Jennifer: Well, South Australia has not being going well for a long time. And you know it's energy prices, it's retail prices – 20 per cent higher than the rest of the country. It's investment lower than the rest of the country. It does not have a big investor. Santos is the last really big company to headquarter here and you do need big and small working together. It's interesting, Peter Strong from the Council of Small Business said without the big business tax cuts, the small business tax cuts are meaningless. So, you need big and small working together. But you've also got to have the national settings right so people come to Australia and they come to South Australia. You've also got to have a regulatory system that makes it easy to do business. If it takes you six years to get a planning approval, to get a mine going or to get a big project going, you're not going to come here. You're going to do the maths on that as a company. You're going to say you know we're going to go somewhere else. You've got to make it easy to do business. You've got to lower the cost of doing business. We've got to lower energy costs in this country but here in particular and we've got to make sure that we've got a magnet for big invest. And finally, you've got to invest in skills.
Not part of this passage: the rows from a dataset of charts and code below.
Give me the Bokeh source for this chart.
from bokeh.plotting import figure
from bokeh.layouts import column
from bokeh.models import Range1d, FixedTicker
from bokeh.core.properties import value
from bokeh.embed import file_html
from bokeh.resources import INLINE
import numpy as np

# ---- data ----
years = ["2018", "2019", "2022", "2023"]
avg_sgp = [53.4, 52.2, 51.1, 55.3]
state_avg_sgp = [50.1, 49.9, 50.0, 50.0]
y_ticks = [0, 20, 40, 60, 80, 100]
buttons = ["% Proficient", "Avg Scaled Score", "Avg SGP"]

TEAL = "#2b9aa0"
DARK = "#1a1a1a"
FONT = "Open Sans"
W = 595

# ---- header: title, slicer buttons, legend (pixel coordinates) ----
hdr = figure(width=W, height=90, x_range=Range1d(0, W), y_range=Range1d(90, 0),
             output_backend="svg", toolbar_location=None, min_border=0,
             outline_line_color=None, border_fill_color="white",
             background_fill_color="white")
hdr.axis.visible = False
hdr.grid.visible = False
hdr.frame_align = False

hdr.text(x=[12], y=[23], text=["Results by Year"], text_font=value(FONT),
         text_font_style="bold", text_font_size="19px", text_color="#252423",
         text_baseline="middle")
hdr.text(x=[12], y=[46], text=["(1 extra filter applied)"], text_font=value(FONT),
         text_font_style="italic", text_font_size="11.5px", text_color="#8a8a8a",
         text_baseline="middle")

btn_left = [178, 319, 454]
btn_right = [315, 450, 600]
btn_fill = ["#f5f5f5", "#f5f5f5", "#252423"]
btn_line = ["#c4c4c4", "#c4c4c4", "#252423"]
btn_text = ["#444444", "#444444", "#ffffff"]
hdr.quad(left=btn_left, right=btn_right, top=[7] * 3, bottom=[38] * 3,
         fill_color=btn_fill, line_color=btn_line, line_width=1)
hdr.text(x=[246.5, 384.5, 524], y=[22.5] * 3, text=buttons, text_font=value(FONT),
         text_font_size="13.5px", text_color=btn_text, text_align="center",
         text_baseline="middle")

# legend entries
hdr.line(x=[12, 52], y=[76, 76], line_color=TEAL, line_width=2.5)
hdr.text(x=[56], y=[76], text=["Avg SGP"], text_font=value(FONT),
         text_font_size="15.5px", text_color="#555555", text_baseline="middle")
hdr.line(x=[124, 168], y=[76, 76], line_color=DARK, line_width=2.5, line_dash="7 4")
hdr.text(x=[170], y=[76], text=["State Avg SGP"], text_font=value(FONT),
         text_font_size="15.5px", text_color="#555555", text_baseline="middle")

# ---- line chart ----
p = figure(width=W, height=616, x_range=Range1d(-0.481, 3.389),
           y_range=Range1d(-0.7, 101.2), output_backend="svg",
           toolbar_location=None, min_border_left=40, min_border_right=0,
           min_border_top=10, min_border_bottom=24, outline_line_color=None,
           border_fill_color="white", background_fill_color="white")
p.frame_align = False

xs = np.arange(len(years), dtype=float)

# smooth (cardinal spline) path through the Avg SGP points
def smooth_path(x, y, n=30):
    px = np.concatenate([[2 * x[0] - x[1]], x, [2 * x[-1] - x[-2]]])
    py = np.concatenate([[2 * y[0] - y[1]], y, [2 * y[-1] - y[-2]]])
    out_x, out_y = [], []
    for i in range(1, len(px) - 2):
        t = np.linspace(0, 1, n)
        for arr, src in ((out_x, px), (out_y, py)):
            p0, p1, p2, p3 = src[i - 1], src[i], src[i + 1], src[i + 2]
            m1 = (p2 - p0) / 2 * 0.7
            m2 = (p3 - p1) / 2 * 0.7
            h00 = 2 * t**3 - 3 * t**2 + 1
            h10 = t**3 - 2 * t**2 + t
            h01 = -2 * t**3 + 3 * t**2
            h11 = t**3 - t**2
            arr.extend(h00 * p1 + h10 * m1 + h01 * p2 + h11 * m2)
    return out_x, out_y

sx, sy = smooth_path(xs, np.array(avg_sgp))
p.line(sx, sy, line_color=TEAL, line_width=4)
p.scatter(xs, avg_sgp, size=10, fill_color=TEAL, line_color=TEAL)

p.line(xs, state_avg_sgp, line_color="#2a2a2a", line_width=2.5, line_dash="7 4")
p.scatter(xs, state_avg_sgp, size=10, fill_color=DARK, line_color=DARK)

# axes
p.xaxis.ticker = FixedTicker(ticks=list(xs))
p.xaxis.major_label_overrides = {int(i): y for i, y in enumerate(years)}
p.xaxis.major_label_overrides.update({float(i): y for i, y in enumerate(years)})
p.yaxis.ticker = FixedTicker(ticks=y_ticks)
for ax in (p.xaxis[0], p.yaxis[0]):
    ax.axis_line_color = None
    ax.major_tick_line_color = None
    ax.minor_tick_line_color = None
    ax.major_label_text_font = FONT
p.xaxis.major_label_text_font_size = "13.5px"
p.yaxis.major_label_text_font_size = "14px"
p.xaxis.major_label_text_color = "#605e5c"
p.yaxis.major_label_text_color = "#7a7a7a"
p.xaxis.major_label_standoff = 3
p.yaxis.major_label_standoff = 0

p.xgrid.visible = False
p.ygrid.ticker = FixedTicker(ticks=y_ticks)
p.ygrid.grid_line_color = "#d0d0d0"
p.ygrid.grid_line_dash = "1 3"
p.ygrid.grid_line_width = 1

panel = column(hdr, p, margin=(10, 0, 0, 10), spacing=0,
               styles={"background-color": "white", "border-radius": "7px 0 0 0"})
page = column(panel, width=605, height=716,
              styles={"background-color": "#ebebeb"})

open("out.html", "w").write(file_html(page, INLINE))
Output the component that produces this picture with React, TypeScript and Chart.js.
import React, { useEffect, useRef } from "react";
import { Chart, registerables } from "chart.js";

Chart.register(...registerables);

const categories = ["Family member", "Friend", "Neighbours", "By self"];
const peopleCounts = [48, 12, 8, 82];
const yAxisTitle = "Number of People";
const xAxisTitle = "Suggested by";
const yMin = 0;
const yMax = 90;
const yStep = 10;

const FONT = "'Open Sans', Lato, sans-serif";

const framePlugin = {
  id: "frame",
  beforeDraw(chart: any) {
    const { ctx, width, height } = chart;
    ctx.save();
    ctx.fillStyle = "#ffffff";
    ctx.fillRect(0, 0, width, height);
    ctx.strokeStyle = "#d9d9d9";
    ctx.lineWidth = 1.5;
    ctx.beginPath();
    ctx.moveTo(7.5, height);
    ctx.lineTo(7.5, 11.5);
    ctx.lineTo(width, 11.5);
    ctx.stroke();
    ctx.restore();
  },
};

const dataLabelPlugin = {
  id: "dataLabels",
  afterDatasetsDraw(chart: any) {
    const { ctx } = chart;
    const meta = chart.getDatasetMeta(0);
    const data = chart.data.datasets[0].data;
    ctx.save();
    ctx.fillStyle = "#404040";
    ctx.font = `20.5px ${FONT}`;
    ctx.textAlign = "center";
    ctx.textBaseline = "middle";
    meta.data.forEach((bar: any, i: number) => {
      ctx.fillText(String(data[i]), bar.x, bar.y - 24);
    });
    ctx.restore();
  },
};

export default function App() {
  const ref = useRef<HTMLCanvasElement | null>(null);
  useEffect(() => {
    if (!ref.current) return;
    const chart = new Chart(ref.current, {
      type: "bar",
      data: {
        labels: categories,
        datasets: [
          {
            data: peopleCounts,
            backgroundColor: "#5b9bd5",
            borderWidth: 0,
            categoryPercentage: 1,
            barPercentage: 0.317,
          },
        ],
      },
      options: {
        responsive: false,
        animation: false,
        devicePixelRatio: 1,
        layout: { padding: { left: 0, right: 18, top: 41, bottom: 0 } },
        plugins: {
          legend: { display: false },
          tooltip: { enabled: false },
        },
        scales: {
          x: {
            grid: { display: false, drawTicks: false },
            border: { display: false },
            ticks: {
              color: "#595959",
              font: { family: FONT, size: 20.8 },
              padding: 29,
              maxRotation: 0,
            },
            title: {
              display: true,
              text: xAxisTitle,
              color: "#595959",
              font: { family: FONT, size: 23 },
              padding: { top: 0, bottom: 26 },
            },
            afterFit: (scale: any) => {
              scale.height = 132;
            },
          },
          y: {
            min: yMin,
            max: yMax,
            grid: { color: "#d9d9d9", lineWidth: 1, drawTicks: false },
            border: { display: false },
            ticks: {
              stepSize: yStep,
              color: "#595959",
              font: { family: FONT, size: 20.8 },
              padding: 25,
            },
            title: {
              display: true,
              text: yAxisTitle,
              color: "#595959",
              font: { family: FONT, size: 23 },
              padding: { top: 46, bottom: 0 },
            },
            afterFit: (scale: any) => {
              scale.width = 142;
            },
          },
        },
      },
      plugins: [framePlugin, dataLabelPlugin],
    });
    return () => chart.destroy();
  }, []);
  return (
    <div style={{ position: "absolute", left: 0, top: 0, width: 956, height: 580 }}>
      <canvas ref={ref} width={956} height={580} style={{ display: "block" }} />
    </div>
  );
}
And we in this country have let the VET system fall apart and we have got too many kids going to university, not enough people are going to VET. We've let the TAFE system fall apart and, you know, that's the system that's actually going to get us through this big transition in the economy.

Will: Jennifer Westacott from the Business Council of Australia, thanks for coming in and enjoy your stay in our fair city.

Jennifer: Thanks very much. I will. Thanks a lot.